Turning to the Knee Replacement Rule, the court found that it would be reviewable “under section 502 for the same reasons explained . . . for the Knee Joint Replacement Rule.” It left to the merits panel, however, “to determine whether the Manual provision containing the Knee Replacement Rule reiterates the 2015 Interpretive Guidance or is independently a reviewable interpretive rule.” Given that the court found “either the 2015 Interpretive Guidance or the Manual prevision [was reviewable] under section 502,” the court determined it had jurisdiction over NOVA’s amended petition.

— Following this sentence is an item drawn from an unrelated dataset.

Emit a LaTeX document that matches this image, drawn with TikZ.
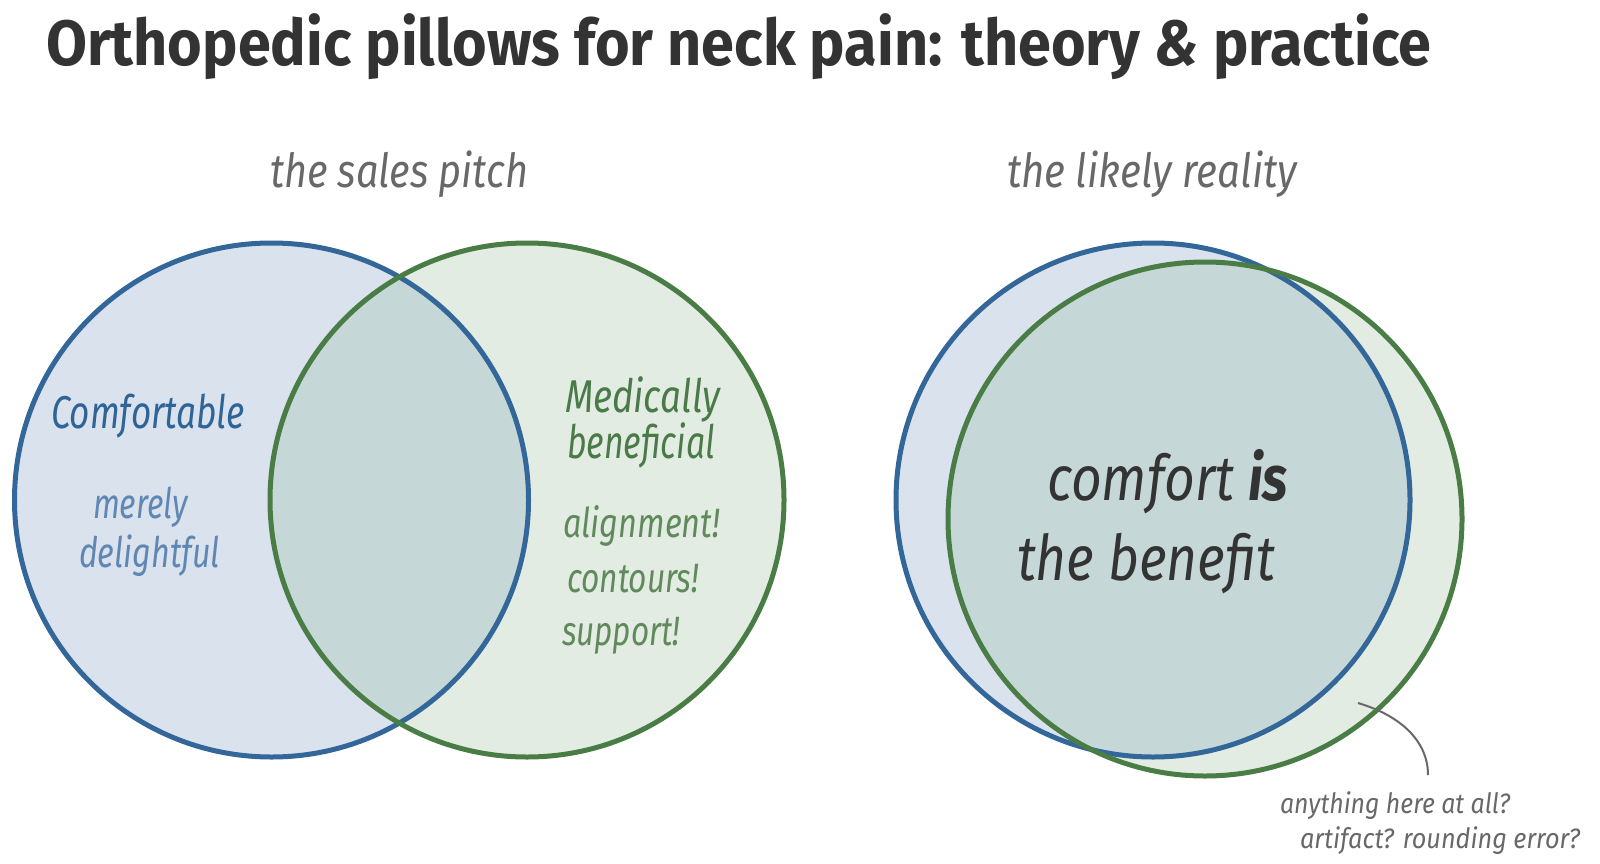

The final issue addressed by the court was the timeliness of NOVA’s challenge. The court noted that Section 502 “does not contain its own statute of limitations,” but that previous court precedent had found that the six-year statute of limitations in § 2401(a) “applie[d] to pre-enforcement challenges under 38 U.S.C. § 502.” The government argued that the court’s local rule 15(f) shortened the time to file a petition for review to sixty days and “govern[ed] section 502 actions in tandem with section 2401(a).” The court, however, ultimately found that “Federal Circuit Rule . . . 15(f) . . . is invalid as inconsistent with 28 U.S.C. § 2401(a),” and that “§ 2401(a) alone governs the time for bringing pre-enforcement claims under Section 502.”
Notably, as a sort of coda to this opinion, the day after publishing this opinion the court issued a Notice of Emergency Amendment to Federal Circuit Rule 15(f).